Peep this: there is a free companion app that tracks and filters the devices you have on Circle at home once they leave your network. The kid controls keep going even when they are on cellular data or another source outside the home! The Go version has a monitoring cost (everything can’t be for the onetime $99 circle device fee), but that’s up to you if you think it’s a valid add on. There may also be a way to ‘earn’ internet time by completing chores assigned etc, though I couldn’t confirm this with my research. Go do some work yourself if you really want to know.
What else is out there?
Lots. I’m not writing about them because this one excited me and answered about 9 prayers I’d thrown up in recent months.
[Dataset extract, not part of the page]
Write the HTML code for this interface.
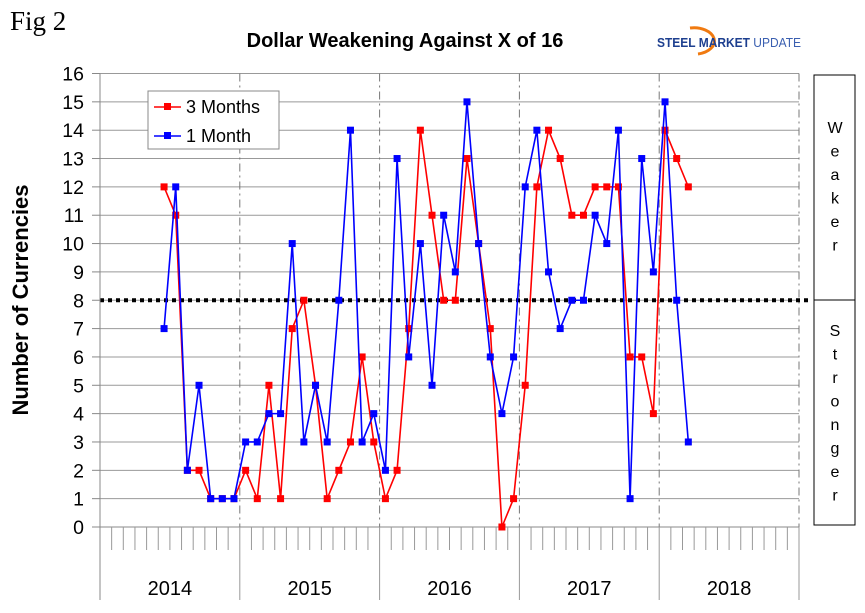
<!DOCTYPE html>
<html><head><meta charset="utf-8"><style>
body{margin:0;background:#fff;}
svg{display:block;font-family:"Liberation Sans",Arial,sans-serif;}
</style></head><body>
<svg id="chart" width="865" height="613" viewBox="0 0 865 613">
<text x="10" y="30" font-family="Liberation Serif,serif" font-size="27">Fig 2</text>
<text x="405" y="47" text-anchor="middle" font-size="20" font-weight="bold">Dollar Weakening Against X of 16</text>
<g>
<path d="M690 28 A20 13 0 0 1 698 54" fill="none" stroke="#f07a10" stroke-width="3"/>
<text x="657" y="47" font-size="13" font-weight="bold" fill="#1d3f8f" textLength="144" lengthAdjust="spacingAndGlyphs">STEEL MARKET <tspan font-weight="normal" fill="#3a5fb0">UPDATE</tspan></text>
</g>
<g id="grid"></g>
<g id="axes"></g>
<g id="series"></g>
<g>
<rect x="148" y="91" width="131" height="58" fill="#fff" stroke="#888" stroke-width="1"/>
<line x1="154" y1="107" x2="181" y2="107" stroke="#f00" stroke-width="1.5"/>
<rect x="164" y="103" width="7" height="7" fill="#f00"/>
<text x="186" y="113" font-size="18">3 Months</text>
<line x1="154" y1="136" x2="181" y2="136" stroke="#00f" stroke-width="1.5"/>
<rect x="164" y="132" width="7" height="7" fill="#00f"/>
<text x="186" y="142" font-size="18">1 Month</text>
</g>
<g>
<rect x="814" y="75" width="41" height="450" fill="none" stroke="#000" stroke-width="1"/>
<line x1="814" y1="300" x2="855" y2="300" stroke="#000" stroke-width="1"/>
<text id="weaker" font-size="16" text-anchor="middle"></text>
<text id="stronger" font-size="16" text-anchor="middle"></text>
</g>
<text transform="translate(28,300) rotate(-90)" text-anchor="middle" font-size="22" font-weight="bold">Number of Currencies</text>
</svg>
<script>
const years = ["2014","2015","2016","2017","2018"];
const yTicks = [0,1,2,3,4,5,6,7,8,9,10,11,12,13,14,15,16];
const startMonthIndex = 5; // June 2014
const threeMonths = [12,11,2,2,1,1,1,2,1,5,1,7,8,5,1,2,3,6,3,1,2,7,14,11,8,8,13,10,7,0,1,5,12,14,13,11,11,12,12,12,6,6,4,14,13,12];
const oneMonth = [7,12,2,5,1,1,1,3,3,4,4,10,3,5,3,8,14,3,4,2,13,6,10,5,11,9,15,10,6,4,6,12,14,9,7,8,8,11,10,14,1,13,9,15,8,3];
const neutral = 8;

const NS="http://www.w3.org/2000/svg";
const L=100,R=799,T=73.5,B=527;
const monthW=(R-L)/(years.length*12);
function xM(i){return L+(i+0.5)*monthW;}
function yV(v){return B-(v/16)*(B-T);}
function mk(tag,attrs,parent){const e=document.createElementNS(NS,tag);for(const k in attrs)e.setAttribute(k,attrs[k]);parent.appendChild(e);return e;}
const grid=document.getElementById('grid'),axes=document.getElementById('axes'),series=document.getElementById('series');

yTicks.forEach(v=>{
  if(v>0){const g=mk('line',{x1:L,x2:R,y1:yV(v),y2:yV(v),stroke:'#999','stroke-width':1},grid);
  
  }
  const t=mk('line',{x1:L-8,x2:L,y1:yV(v),y2:yV(v),stroke:'#888'},axes);
  const lb=mk('text',{x:84,y:yV(v)+7,'text-anchor':'end','font-size':19.5},axes);
  lb.textContent=v;
  
  
});
for(let k=1;k<=years.length;k++){
  const x=L+k*12*monthW;
  const d=mk('line',{x1:x,x2:x,y1:T,y2:B,stroke:'#777','stroke-dasharray':'8,4,2,4'},grid);
  
  
}
mk('line',{x1:L,x2:L,y1:T,y2:600,stroke:'#888'},axes);
mk('line',{x1:92,x2:R,y1:B,y2:B,stroke:'#888'},axes);
for(let m=1;m<years.length*12;m++){
  const x=L+m*monthW;
  const yr=m%12===0;
  mk('line',{x1:x,x2:x,y1:B,y2:yr?600:550,stroke:'#999'},axes);
}
mk('line',{x1:R,x2:R,y1:B,y2:600,stroke:'#999'},axes);
years.forEach((y,i)=>{
  const t=mk('text',{x:L+(i*12+6)*monthW,y:595,'text-anchor':'middle','font-size':20},axes);
  t.textContent=y;
  
  
});
const nl=mk('line',{x1:L,x2:812,y1:yV(neutral),y2:yV(neutral),stroke:'#000','stroke-width':4,'stroke-dasharray':'4,4'},grid);



function drawSeries(arr,color,name){
  const pts=arr.map((v,i)=>xM(startMonthIndex+i)+','+yV(v)).join(' ');
  const pl=mk('polyline',{points:pts,fill:'none',stroke:color,'stroke-width':1.6},series);
  
  
  arr.forEach((v,i)=>{
    const r=mk('rect',{x:xM(startMonthIndex+i)-3.5,y:yV(v)-3.5,width:7,height:7,fill:color},series);
    
    
  });
}
drawSeries(threeMonths,'#f00','three-months');
drawSeries(oneMonth,'#00f','one-month');

function vert(id,word,y0){
  const el=document.getElementById(id);
  [...word].forEach((c,i)=>{const ts=mk('tspan',{x:835,y:y0+i*23.5},el);ts.textContent=c;});
}
vert('weaker','Weaker',133);
vert('stronger','Stronger',336);
</script>
</body></html>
PCMag.com does a bomber job of comparing the other options that are out there… check it out for yourself; it’s worth the read if you’re a comparative shopper!
I know there are lots of tools to help, and some neat ways to push your kids to more friendly, positive uses of their screen time, but don’t forget that you have to do some of the work too, when it comes to getting them off the screens and doing something with the family. Make the time at the end of your day to just walk, or play catch, or shoot some hoops. Ask for some help with a couple small chores at a time you can both (all) do it… you’d be amazed at home much they want to help when you ask their advice on what should be done with garden, or a repair. Kids are just little versions of us and wired along the same lines (though not exactly… more on that later). The way you might engage a team or coworker will usually work if you give it a try.
‘Hey, I was thinking of fixing that problem with the shed door and am not quite sure how to do it. Can you help?’ Or maybe ‘I want cookies for a bedtime snack, who wants to help me mix some up in exchange for some?’ It’s not manipulation, its showing that time with them matters and that you can ask instead of tell all the time… give it a shot. We’re nothing if not tryin’!